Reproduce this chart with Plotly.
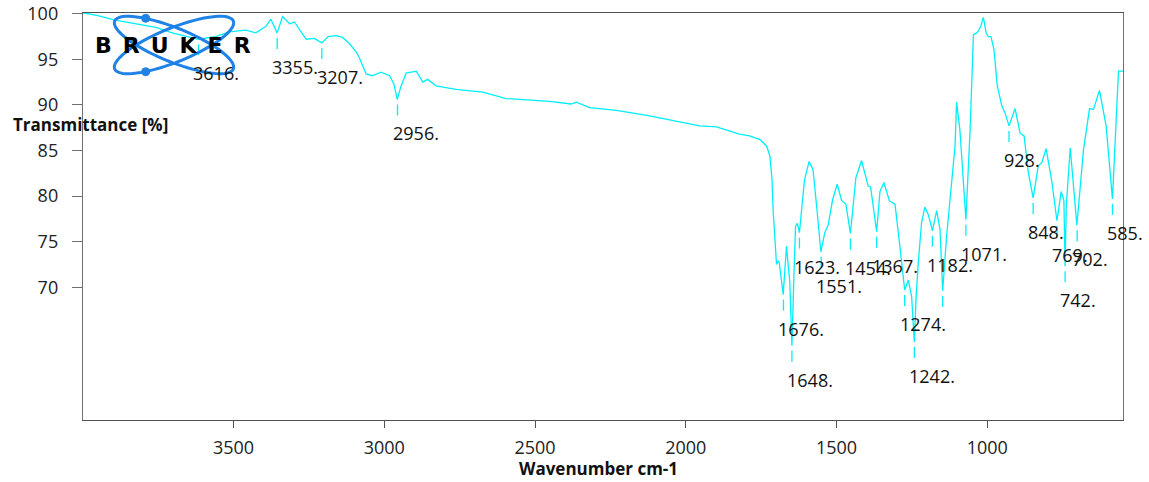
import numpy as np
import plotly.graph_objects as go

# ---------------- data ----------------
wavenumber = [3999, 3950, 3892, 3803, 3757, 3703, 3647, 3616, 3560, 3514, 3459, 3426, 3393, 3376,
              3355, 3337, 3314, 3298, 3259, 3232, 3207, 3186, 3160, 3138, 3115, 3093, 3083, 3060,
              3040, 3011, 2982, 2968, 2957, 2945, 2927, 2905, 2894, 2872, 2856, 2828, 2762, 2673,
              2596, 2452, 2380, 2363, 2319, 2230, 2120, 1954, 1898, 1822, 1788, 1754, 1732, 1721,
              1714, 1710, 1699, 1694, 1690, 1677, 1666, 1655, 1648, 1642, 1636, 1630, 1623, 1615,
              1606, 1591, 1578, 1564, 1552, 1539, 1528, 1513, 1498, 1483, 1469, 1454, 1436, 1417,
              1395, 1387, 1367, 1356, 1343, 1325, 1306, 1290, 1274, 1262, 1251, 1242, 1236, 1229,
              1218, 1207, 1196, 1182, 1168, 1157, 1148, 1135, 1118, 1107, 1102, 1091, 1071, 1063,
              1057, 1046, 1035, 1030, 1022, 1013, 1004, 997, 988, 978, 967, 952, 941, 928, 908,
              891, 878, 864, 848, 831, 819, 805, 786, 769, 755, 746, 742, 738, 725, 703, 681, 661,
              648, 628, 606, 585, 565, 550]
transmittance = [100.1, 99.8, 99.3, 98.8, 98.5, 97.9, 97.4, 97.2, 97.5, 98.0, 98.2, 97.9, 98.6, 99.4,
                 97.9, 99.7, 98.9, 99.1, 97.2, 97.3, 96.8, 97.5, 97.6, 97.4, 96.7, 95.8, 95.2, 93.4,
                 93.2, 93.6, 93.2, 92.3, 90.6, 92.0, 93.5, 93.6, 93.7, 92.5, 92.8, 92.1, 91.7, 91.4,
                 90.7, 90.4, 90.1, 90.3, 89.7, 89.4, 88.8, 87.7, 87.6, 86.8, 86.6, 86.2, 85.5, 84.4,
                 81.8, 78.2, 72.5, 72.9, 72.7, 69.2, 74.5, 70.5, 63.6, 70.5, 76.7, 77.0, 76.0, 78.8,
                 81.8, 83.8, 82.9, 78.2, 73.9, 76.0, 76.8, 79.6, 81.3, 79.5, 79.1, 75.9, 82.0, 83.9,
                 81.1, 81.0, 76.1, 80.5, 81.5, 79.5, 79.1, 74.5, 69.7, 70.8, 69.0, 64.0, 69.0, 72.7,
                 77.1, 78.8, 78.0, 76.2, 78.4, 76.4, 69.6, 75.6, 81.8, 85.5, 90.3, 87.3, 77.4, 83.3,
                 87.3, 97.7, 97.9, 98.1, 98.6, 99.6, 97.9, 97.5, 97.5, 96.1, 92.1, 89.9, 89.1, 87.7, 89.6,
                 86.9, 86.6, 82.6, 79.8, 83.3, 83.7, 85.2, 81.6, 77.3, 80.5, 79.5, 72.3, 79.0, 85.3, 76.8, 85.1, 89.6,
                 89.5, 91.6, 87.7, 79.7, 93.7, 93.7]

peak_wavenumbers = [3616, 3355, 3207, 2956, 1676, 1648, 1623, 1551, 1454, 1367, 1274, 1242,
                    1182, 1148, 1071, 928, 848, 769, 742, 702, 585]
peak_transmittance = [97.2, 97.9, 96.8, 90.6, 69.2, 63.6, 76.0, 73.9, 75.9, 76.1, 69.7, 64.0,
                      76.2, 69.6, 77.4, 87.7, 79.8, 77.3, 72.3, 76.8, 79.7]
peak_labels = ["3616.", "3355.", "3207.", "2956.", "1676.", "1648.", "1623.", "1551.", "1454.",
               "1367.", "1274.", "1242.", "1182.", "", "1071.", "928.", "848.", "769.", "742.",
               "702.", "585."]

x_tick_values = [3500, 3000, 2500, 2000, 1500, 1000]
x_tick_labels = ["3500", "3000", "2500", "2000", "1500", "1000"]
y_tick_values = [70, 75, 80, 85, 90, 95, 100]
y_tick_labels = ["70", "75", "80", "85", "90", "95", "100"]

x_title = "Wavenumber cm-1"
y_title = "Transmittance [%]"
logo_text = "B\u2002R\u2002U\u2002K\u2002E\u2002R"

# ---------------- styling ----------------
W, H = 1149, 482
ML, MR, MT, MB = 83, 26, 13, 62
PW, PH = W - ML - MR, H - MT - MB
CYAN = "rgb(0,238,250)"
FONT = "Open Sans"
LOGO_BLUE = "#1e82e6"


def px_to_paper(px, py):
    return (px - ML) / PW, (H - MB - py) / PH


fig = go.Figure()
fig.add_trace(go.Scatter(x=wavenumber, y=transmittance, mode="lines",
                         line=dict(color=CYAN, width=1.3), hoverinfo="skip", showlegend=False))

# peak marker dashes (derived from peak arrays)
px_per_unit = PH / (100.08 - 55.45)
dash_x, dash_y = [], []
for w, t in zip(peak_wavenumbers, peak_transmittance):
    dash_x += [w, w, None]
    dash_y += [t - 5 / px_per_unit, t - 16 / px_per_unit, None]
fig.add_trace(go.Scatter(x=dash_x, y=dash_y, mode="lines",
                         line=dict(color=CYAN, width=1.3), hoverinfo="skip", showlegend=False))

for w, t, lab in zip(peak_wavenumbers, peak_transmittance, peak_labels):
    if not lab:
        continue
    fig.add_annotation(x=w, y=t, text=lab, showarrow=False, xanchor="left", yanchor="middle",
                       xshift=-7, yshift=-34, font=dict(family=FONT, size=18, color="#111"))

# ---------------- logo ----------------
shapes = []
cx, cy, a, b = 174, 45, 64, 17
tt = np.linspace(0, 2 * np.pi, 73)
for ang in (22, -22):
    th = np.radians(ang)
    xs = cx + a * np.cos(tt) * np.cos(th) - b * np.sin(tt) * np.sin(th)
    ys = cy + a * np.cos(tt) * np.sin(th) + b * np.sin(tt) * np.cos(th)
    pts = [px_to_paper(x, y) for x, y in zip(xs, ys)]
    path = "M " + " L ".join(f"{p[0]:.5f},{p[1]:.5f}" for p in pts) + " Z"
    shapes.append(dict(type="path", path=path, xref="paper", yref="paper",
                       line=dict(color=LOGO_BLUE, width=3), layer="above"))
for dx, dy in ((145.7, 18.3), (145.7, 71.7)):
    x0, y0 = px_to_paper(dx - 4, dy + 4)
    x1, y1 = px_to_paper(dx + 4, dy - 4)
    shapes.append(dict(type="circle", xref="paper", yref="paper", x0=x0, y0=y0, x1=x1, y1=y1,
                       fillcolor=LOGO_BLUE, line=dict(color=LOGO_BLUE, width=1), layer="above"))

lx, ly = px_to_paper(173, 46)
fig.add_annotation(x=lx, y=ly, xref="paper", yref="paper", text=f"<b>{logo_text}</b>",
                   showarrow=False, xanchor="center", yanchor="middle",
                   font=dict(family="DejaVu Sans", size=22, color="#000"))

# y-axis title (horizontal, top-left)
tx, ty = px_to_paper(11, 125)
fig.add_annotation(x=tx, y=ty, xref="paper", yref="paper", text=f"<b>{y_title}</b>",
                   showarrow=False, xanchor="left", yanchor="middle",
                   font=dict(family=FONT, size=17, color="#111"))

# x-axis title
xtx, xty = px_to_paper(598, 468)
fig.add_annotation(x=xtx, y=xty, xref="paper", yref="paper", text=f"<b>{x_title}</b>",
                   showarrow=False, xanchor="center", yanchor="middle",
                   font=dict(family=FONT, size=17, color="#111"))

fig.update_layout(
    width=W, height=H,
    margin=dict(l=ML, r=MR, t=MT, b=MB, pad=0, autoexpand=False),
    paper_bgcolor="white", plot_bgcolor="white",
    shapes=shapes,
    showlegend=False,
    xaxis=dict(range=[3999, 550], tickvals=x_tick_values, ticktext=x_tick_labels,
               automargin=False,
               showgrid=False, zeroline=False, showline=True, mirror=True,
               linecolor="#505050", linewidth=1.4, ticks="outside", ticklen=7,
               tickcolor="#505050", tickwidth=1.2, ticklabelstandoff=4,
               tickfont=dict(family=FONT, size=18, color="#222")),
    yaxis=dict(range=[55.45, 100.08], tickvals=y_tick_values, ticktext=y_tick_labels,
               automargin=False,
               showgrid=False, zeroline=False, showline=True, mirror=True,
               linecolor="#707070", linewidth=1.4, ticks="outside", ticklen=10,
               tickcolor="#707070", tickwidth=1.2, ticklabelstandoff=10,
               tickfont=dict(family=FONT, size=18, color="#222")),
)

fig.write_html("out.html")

#### DO THIS:
The lines from the top of the data above through the one holding "import plotly.graph_objects as go" are to be repeated exactly, and only those, with no pictures.

#### EXERCISE RESPONSE:
Reproduce this chart with Plotly.
import numpy as np
import plotly.graph_objects as go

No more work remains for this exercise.